▶ **Required work**:
Below, find each line holding "chart" and state how many there are, using the number alone.

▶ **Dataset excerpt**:
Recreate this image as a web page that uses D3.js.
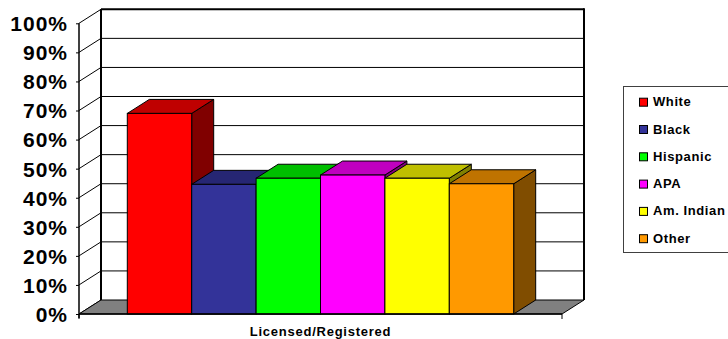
<!DOCTYPE html>
<html>
<head>
<meta charset="utf-8">
<script src="https://cdn.jsdelivr.net/npm/d3@7"></script>
<style>
  html, body { margin: 0; padding: 0; background: #fff; }
  svg { display: block; font-family: Arial, "Liberation Sans", sans-serif; }
</style>
</head>
<body>
<svg id="chart" width="728" height="339"></svg>
<script>
// Share of each group that is licensed/registered (%)
const categories = ["Licensed/Registered"];
const seriesNames = ["White", "Black", "Hispanic", "APA", "Am. Indian", "Other"];
const seriesValues = [69, 44.6, 46.7, 47.8, 46.7, 44.8];
const yTicks = [0, 10, 20, 30, 40, 50, 60, 70, 80, 90, 100];

// front / top / side face colours for each series
const frontColors = ["#FF0000", "#333399", "#00FF00", "#FF00FF", "#FFFF00", "#FF9900"];
const topColors   = ["#BF0000", "#262673", "#00BF00", "#BF00BF", "#BFBF00", "#BF7300"];
const sideColors  = ["#800000", "#1A1A4D", "#008000", "#800080", "#808000", "#804D00"];

const svg = d3.select("#chart");

// depth offset of the 3D box
const DX = 22, DY = -14;

const y = d3.scaleLinear().domain([0, 100]).range([314, 23.3]);
const xCat = d3.scaleBand().domain(categories).range([79, 562])
  .paddingInner(0).paddingOuter(0.125);
const xSer = d3.scaleBand().domain(seriesNames)
  .range([xCat(categories[0]), xCat(categories[0]) + xCat.bandwidth()]).padding(0);

const left = xCat.range()[0], right = xCat.range()[1];
const y0 = y(0);

// back wall gridlines
const g = svg.append("g");
g.selectAll("line.grid").data(yTicks.filter(d => d > 0)).join("line")
  .attr("class", "grid")
  .attr("x1", left + DX).attr("x2", right + DX)
  .attr("y1", d => y(d) + DY).attr("y2", d => y(d) + DY)
  .attr("stroke", "#000").attr("stroke-width", d => d === 100 ? 2 : 1);

// side wall gridlines
g.selectAll("line.side").data(yTicks).join("line")
  .attr("class", "side")
  .attr("x1", left).attr("x2", left + DX)
  .attr("y1", d => y(d)).attr("y2", d => y(d) + DY)
  .attr("stroke", "#000").attr("stroke-width", 1);

// back wall verticals
g.append("line").attr("x1", left + DX).attr("x2", left + DX)
  .attr("y1", y(100) + DY).attr("y2", y0 + DY).attr("stroke", "#000").attr("stroke-width", 2);
g.append("line").attr("x1", right + DX).attr("x2", right + DX)
  .attr("y1", y(100) + DY - 1).attr("y2", y0 + DY).attr("stroke", "#000").attr("stroke-width", 2);

// floor
g.append("path")
  .attr("d", `M${left},${y0}L${right},${y0}L${right + DX},${y0 + DY}L${left + DX},${y0 + DY}Z`)
  .attr("fill", "#808080").attr("stroke", "#000").attr("stroke-width", 1);

// bars, drawn left to right so nearer faces cover hidden ones
const bars = svg.append("g");
seriesNames.forEach((name, i) => {
  const v = seriesValues[i];
  const x0 = xSer(name), x1 = x0 + xSer.bandwidth();
  const yt = y(v);
  const b = bars.append("g");
  b.append("path")
    .attr("d", `M${x1},${yt}L${x1 + DX},${yt + DY}L${x1 + DX},${y0 + DY}L${x1},${y0}Z`)
    .attr("fill", sideColors[i]).attr("stroke", "#000").attr("stroke-width", 1);
  b.append("path")
    .attr("d", `M${x0},${yt}L${x0 + DX},${yt + DY}L${x1 + DX},${yt + DY}L${x1},${yt}Z`)
    .attr("fill", topColors[i]).attr("stroke", "#000").attr("stroke-width", 1);
  b.append("rect")
    .attr("x", x0).attr("y", yt).attr("width", x1 - x0).attr("height", y0 - yt)
    .attr("fill", frontColors[i]).attr("stroke", "#000").attr("stroke-width", 1);
});

// value axis
const yAxis = d3.axisLeft(y).tickValues(yTicks).tickFormat(d => d + "%")
  .tickSize(3).tickSizeOuter(0).tickPadding(8);
const ya = svg.append("g").attr("transform", `translate(${left},0)`).call(yAxis);
ya.select(".domain").remove();
ya.selectAll(".tick line").attr("stroke", "#000");
ya.selectAll(".tick text")
  .attr("fill", "#000").attr("font-size", 21).attr("font-weight", "bold")
  .attr("letter-spacing", "1px").attr("dy", "0.35em");
svg.append("line").attr("x1", left).attr("x2", left)
  .attr("y1", y(100)).attr("y2", y0 + 4).attr("stroke", "#000").attr("stroke-width", 1.5);

// category axis
svg.append("line").attr("x1", left).attr("x2", right)
  .attr("y1", y0).attr("y2", y0).attr("stroke", "#000").attr("stroke-width", 1.5);
svg.selectAll("line.ctick").data(xCat.range()).join("line")
  .attr("class", "ctick")
  .attr("x1", d => d).attr("x2", d => d)
  .attr("y1", y0).attr("y2", y0 + 5).attr("stroke", "#000");
svg.selectAll("text.cat").data(categories).join("text")
  .attr("class", "cat")
  .attr("x", d => xCat(d) + xCat.bandwidth() / 2).attr("y", 336)
  .attr("text-anchor", "middle").attr("font-size", 13).attr("font-weight", "bold")
  .attr("letter-spacing", "0.75px")
  .text(d => d);

// legend
const lg = svg.append("g");
lg.append("rect").attr("x", 623.5).attr("y", 86.5).attr("width", 120).attr("height", 166)
  .attr("fill", "#fff").attr("stroke", "#404040").attr("stroke-width", 1);
const items = lg.selectAll("g.item").data(seriesNames).join("g")
  .attr("class", "item")
  .attr("transform", (d, i) => `translate(0,${101.7 + i * 27.3})`);
items.append("rect").attr("x", 639.5).attr("y", -3.5).attr("width", 8).attr("height", 8)
  .attr("fill", (d, i) => frontColors[i]).attr("stroke", "#000").attr("stroke-width", 1);
items.append("text").attr("x", 653).attr("y", 4.5)
  .attr("font-size", 13).attr("font-weight", "bold").attr("letter-spacing", "0.6px")
  .attr("fill", "#000").text(d => d);
</script>
</body>
</html>
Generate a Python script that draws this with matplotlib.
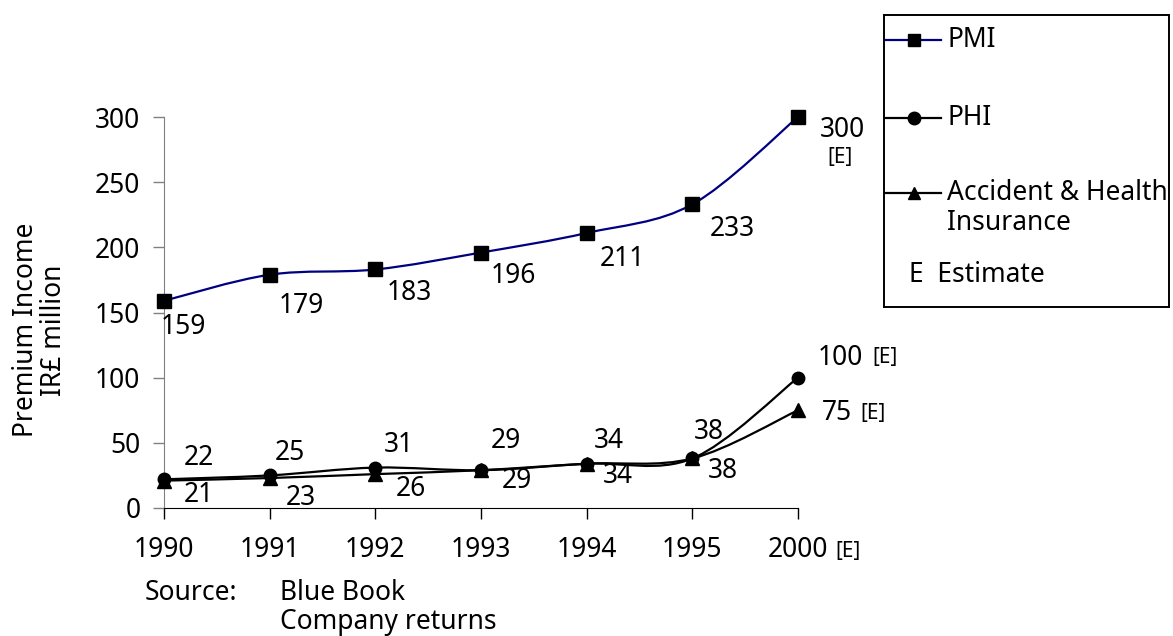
import matplotlib.pyplot as plt
import numpy as np
from matplotlib.path import Path
from matplotlib.patches import PathPatch
from matplotlib.lines import Line2D

years = ['1990', '1991', '1992', '1993', '1994', '1995', '2000']
pmi = [159, 179, 183, 196, 211, 233, 300]
phi = [22, 25, 31, 29, 34, 38, 100]
acc_health = [21, 23, 26, 29, 34, 38, 75]

plt.rcParams['font.family'] = ['Noto Sans', 'DejaVu Sans']
FS = 19
SMALL = 15


def smooth_path(x, y):
    # cubic bezier through the points, control points from the neighbours
    pts = np.column_stack([x, y]).astype(float)
    padded = np.vstack([pts[0], pts, pts[-1]])
    verts = [pts[0]]
    codes = [Path.MOVETO]
    for i in range(len(pts) - 1):
        p0, p1, p2, p3 = padded[i], padded[i + 1], padded[i + 2], padded[i + 3]
        verts += [p1 + (p2 - p0) / 6, p2 - (p3 - p1) / 6, p2]
        codes += [Path.CURVE4] * 3
    return Path(verts, codes)


def draw_series(ax, y, color, marker, msize):
    x = np.arange(len(y))
    ax.add_patch(PathPatch(smooth_path(x, y), fill=False, edgecolor=color, lw=1.6, zorder=2))
    ax.plot(x, y, ls='none', marker=marker, color='black', ms=msize, zorder=3, clip_on=False)


def label_points(ax, y, offsets, estimate_offset):
    for i, (v, off) in enumerate(zip(y, offsets)):
        ax.annotate(str(v), (i, v), xytext=off, textcoords='offset pixels',
                    ha='center', va='center', fontsize=FS)
    ax.annotate('[E]', (len(y) - 1, y[-1]), xytext=estimate_offset, textcoords='offset pixels',
                ha='center', va='center', fontsize=SMALL)


fig = plt.figure(figsize=(11.73, 6.36), dpi=100)
ax = fig.add_axes([164 / 1173, 1 - 508 / 636, (798 - 164) / 1173, (508 - 117) / 636])

draw_series(ax, pmi, '#000080', 's', 10.5)
draw_series(ax, phi, 'black', 'o', 9)
draw_series(ax, acc_health, 'black', '^', 10)

label_points(ax, pmi, [(19, -26), (32, -31), (34, -24), (32, -23), (36, -26), (40, -25), (44, -13)], (42, -41))
label_points(ax, phi, [(35, 21), (20, 22), (24, 23), (25, 29), (22, 23), (17, 26), (42, 20)], (87, 20))
label_points(ax, acc_health, [(35, -14), (31, -20), (36, -15), (36, -11), (31, -12), (31, -13), (39, -3)], (75, -3))

ax.set_xlim(0, len(years) - 1)
ax.set_ylim(0, 300)
ax.set_yticks(range(0, 301, 50))
ax.set_xticks(range(len(years)))
ax.set_xticklabels(years)
ax.tick_params(labelsize=FS, length=8, width=1, direction='out')
ax.tick_params(axis='y', colors='#808080', labelcolor='black', pad=9)
ax.tick_params(axis='x', colors='black', pad=12)
ax.spines[['top', 'right']].set_visible(False)
ax.spines['left'].set_color('#808080')
ax.spines['bottom'].set_color('black')
ax.annotate('[E]', (len(years) - 1, 0), xytext=(50, -43), textcoords='offset pixels',
            ha='center', va='center', fontsize=SMALL)

fig.text(40 / 1173, 1 - 330 / 636, 'Premium Income\nIR£ million', fontsize=FS,
         rotation=90, ha='center', va='center', linespacing=1.0)
fig.text(145 / 1173, 1 - 593 / 636, 'Source:', fontsize=FS, va='center')
fig.text(280 / 1173, 1 - 593 / 636, 'Blue Book', fontsize=FS, va='center')
fig.text(280 / 1173, 1 - 622 / 636, 'Company returns', fontsize=FS, va='center')

# legend drawn in its own box
lax = fig.add_axes([884 / 1173, 1 - 307 / 636, (1169 - 884) / 1173, (307 - 15) / 636])
lax.set_xlim(0, 285)
lax.set_ylim(292, 0)
lax.set_xticks([])
lax.set_yticks([])
for s in lax.spines.values():
    s.set_linewidth(1.4)
entries = [(['PMI'], '#000080', 's', 25), (['PHI'], 'black', 'o', 103),
           (['Accident & Health', 'Insurance'], 'black', '^', 178)]
for lines, color, marker, yy in entries:
    lax.add_line(Line2D([0, 57], [yy, yy], color=color, lw=1.6))
    lax.plot([30], [yy], marker=marker, color='black', ms=9)
    for k, line in enumerate(lines):
        lax.text(63, yy + 30 * k, line, fontsize=FS, va='center', ha='left')
lax.text(25, 260, 'E  Estimate', fontsize=FS, va='center', ha='left')

fig.savefig('out.png', dpi=100)
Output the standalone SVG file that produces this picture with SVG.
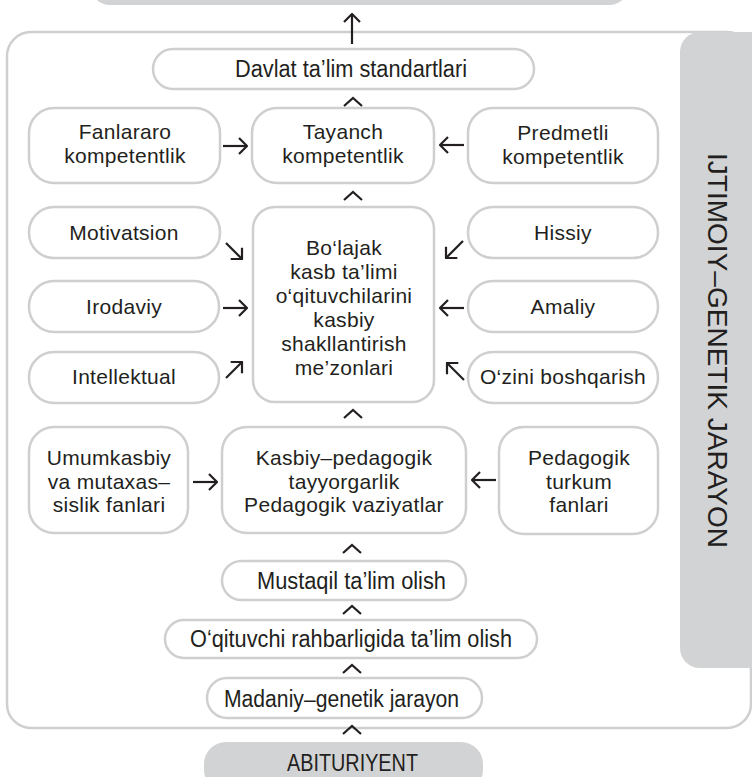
<svg xmlns="http://www.w3.org/2000/svg" width="752" height="777" viewBox="0 0 752 777">
<defs>
<style>
.box{fill:#fff;stroke:#cfcfcf;stroke-width:2.5}
.gray{fill:#d2d3d4;stroke:none}
.t{font-family:"Liberation Sans",Arial,sans-serif;font-size:21px;letter-spacing:0.3px;fill:#231f20;text-anchor:middle}
.c{font-family:"Liberation Sans",Arial,sans-serif;font-size:23px;fill:#231f20}
.v{font-family:"Liberation Sans",Arial,sans-serif;font-size:28px;fill:#231f20}
.ln{fill:none;stroke:#231f20;stroke-width:2.2;marker-end:url(#ah)}
.car{fill:none;stroke:#231f20;stroke-width:2.2}
</style>
<marker id="ah" viewBox="0 0 10 18" refX="9" refY="9" markerWidth="10" markerHeight="18" markerUnits="userSpaceOnUse" orient="auto">
<path d="M1,1 L9,9 L1,17" fill="none" stroke="#231f20" stroke-width="2.2"/>
</marker>
</defs>

<g id="top-bar"><rect class="gray" x="90" y="-35" width="539" height="40" rx="20"/></g>

<g id="container"><rect class="box" x="7" y="32" width="744" height="696" rx="24"/></g>

<g id="side-panel">
<rect class="gray" x="680" y="32" width="100" height="636" rx="20"/>
<text class="v" transform="translate(708,153) rotate(90)" x="0" y="0" textLength="395" lengthAdjust="spacingAndGlyphs">IJTIMOIY–GENETIK JARAYON</text>
</g>

<g id="davlat">
<rect class="box" x="153" y="49" width="381" height="40" rx="20"/>
<text class="c" x="235" y="77" textLength="232" lengthAdjust="spacingAndGlyphs">Davlat ta’lim standartlari</text>
</g>

<g id="fanlararo">
<rect class="box" x="29" y="108" width="191" height="75" rx="25"/>
<text class="t" x="125" y="139">Fanlararo</text>
<text class="t" x="125" y="163">kompetentlik</text>
</g>

<g id="tayanch">
<rect class="box" x="252" y="108" width="182" height="75" rx="25"/>
<text class="t" x="343" y="139">Tayanch</text>
<text class="t" x="343" y="163">kompetentlik</text>
</g>

<g id="predmetli">
<rect class="box" x="468" y="108" width="190" height="75" rx="25"/>
<text class="t" x="563" y="140">Predmetli</text>
<text class="t" x="563" y="164">kompetentlik</text>
</g>

<g id="motivatsion">
<rect class="box" x="29" y="207" width="191" height="51" rx="25"/>
<text class="t" x="124" y="240">Motivatsion</text>
</g>

<g id="hissiy">
<rect class="box" x="468" y="207" width="190" height="51" rx="25"/>
<text class="t" x="563" y="240">Hissiy</text>
</g>

<g id="irodaviy">
<rect class="box" x="29" y="281" width="190" height="51" rx="25"/>
<text class="t" x="124" y="314">Irodaviy</text>
</g>

<g id="amaliy">
<rect class="box" x="468" y="281" width="190" height="51" rx="25"/>
<text class="t" x="563" y="314">Amaliy</text>
</g>

<g id="intellektual">
<rect class="box" x="29" y="352" width="190" height="51" rx="25"/>
<text class="t" x="124" y="384">Intellektual</text>
</g>

<g id="ozini">
<rect class="box" x="468" y="352" width="190" height="51" rx="25"/>
<text class="t" x="563" y="384">O‘zini boshqarish</text>
</g>

<g id="central">
<rect class="box" x="253" y="207" width="181" height="195" rx="22"/>
<text class="t" x="344" y="255">Bo‘lajak</text>
<text class="t" x="344" y="279">kasb ta’limi</text>
<text class="t" x="344" y="303">o‘qituvchilarini</text>
<text class="t" x="344" y="327">kasbiy</text>
<text class="t" x="344" y="351">shakllantirish</text>
<text class="t" x="344" y="375">me’zonlari</text>
</g>

<g id="umumkasbiy">
<rect class="box" x="29" y="427" width="159" height="106" rx="25"/>
<text class="t" x="109" y="465">Umumkasbiy</text>
<text class="t" x="109" y="489">va mutaxas–</text>
<text class="t" x="109" y="512">sislik fanlari</text>
</g>

<g id="kasbiy">
<rect class="box" x="222" y="427" width="244" height="106" rx="25"/>
<text class="t" x="344" y="465">Kasbiy–pedagogik</text>
<text class="t" x="344" y="489">tayyorgarlik</text>
<text class="t" x="344" y="512">Pedagogik vaziyatlar</text>
</g>

<g id="pedagogik">
<rect class="box" x="499" y="427" width="159" height="107" rx="25"/>
<text class="t" x="579" y="465">Pedagogik</text>
<text class="t" x="579" y="489">turkum</text>
<text class="t" x="579" y="512">fanlari</text>
</g>

<g id="mustaqil">
<rect class="box" x="222" y="561" width="244" height="39" rx="19.5"/>
<text class="c" x="257" y="589" textLength="189" lengthAdjust="spacingAndGlyphs">Mustaqil ta’lim olish</text>
</g>

<g id="oqituvchi">
<rect class="box" x="165" y="620" width="372" height="38" rx="19"/>
<text class="c" x="190" y="647" textLength="322" lengthAdjust="spacingAndGlyphs">O‘qituvchi rahbarligida ta’lim olish</text>
</g>

<g id="madaniy">
<rect class="box" x="207" y="678" width="275" height="40" rx="20"/>
<text class="c" x="224" y="707" textLength="235" lengthAdjust="spacingAndGlyphs">Madaniy–genetik jarayon</text>
</g>

<g id="abituriyent">
<rect class="gray" x="204" y="742" width="279" height="50" rx="22"/>
<text class="c" x="287" y="771" textLength="131" lengthAdjust="spacingAndGlyphs">ABITURIYENT</text>
</g>

<g id="connectors">
<path class="ln" d="M352,44 L352,14"/>
<path class="ln" d="M223,146 L247,146"/>
<path class="ln" d="M464,145 L440,145"/>
<path class="ln" d="M226,243 L242,259"/>
<path class="ln" d="M223,308 L247,308"/>
<path class="ln" d="M226,378 L242,362"/>
<path class="ln" d="M463,241 L446,258"/>
<path class="ln" d="M464,308 L440,308"/>
<path class="ln" d="M464,380 L447,363"/>
<path class="ln" d="M193,482 L217,482"/>
<path class="ln" d="M496,480 L472,480"/>
<path class="car" d="M344,106 L353,98 L362,106"/>
<path class="car" d="M344,200 L353,192 L362,200"/>
<path class="car" d="M344,418 L353,410 L362,418"/>
<path class="car" d="M343,553 L352,545 L361,553"/>
<path class="car" d="M343,614 L352,606 L361,614"/>
<path class="car" d="M343,673 L352,665 L361,673"/>
<path class="car" d="M343,734 L352,726 L361,734"/>
</g>
</svg>
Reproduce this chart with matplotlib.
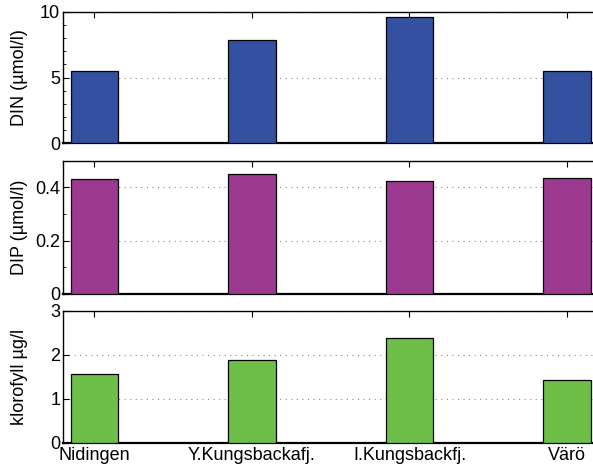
import matplotlib
matplotlib.use("Agg")
import matplotlib.pyplot as plt
from matplotlib.ticker import MultipleLocator

plt.rcParams['font.family'] = ['Liberation Sans', 'DejaVu Sans']

stations = ['Nidingen', 'Y.Kungsbackafj.', 'I.Kungsbackfj.', 'Värö']
din = [5.5, 7.9, 9.65, 5.5]
dip = [0.433, 0.45, 0.425, 0.435]
klorofyll = [1.56, 1.89, 2.37, 1.42]

xpos = [1, 2, 3, 4]

fig = plt.figure(figsize=(5.93, 4.68), dpi=100)

# axes boxes in figure fractions (left, bottom, width, height)
left = 63 / 593
width = 535.5 / 593
boxes = [
    (left, 1 - 143 / 468, width, 131 / 468),
    (left, 1 - 293.7 / 468, width, 133 / 468),
    (left, 1 - 442.7 / 468, width, 132 / 468),
]

panels = [
    (din, '#3450a0', 'DIN (µmol/l)', (0, 10), [0, 5, 10], ['0', '5', '10'], 1),
    (dip, '#9c3a91', 'DIP (µmol/l)', (0, 0.5), [0, 0.2, 0.4], ['0', '0.2', '0.4'], 0.1),
    (klorofyll, '#6dbf47', 'klorofyll µg/l', (0, 3), [0, 1, 2, 3], ['0', '1', '2', '3'], None),
]

for box, (vals, col, lab, ylim, yt, ytl, minor) in zip(boxes, panels):
    ax = fig.add_axes(box)
    ax.set_axisbelow(True)
    ax.bar(xpos, vals, width=0.3, color=col, edgecolor='black', linewidth=0.9, zorder=3)
    ax.set_xlim(0.8, 4.2)
    ax.set_ylim(*ylim)
    ax.set_yticks(yt)
    ax.set_yticklabels(ytl)
    if minor:
        ax.yaxis.set_minor_locator(MultipleLocator(minor))
    ax.yaxis.grid(True, which='major', linestyle=(0, (1, 4)), color='#888888', linewidth=0.8)
    ax.set_xticks(xpos)
    if box is boxes[-1]:
        ax.set_xticklabels(stations)
    else:
        ax.set_xticklabels([])
    ax.tick_params(axis='both', direction='in', labelsize=13, length=4, width=0.8,
                   top=True, pad=2)
    ax.tick_params(axis='x', pad=3)
    ax.tick_params(axis='y', which='minor', direction='in', length=2.5, width=0.6)
    for s in ['top', 'left', 'right']:
        ax.spines[s].set_linewidth(1.0)
    ax.spines['bottom'].set_linewidth(1.6)
    ax.set_ylabel(lab, fontsize=13)
    ax.yaxis.set_label_coords(-0.066, 0.5)

fig.savefig('out.png', dpi=100)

▶ **Result**:
3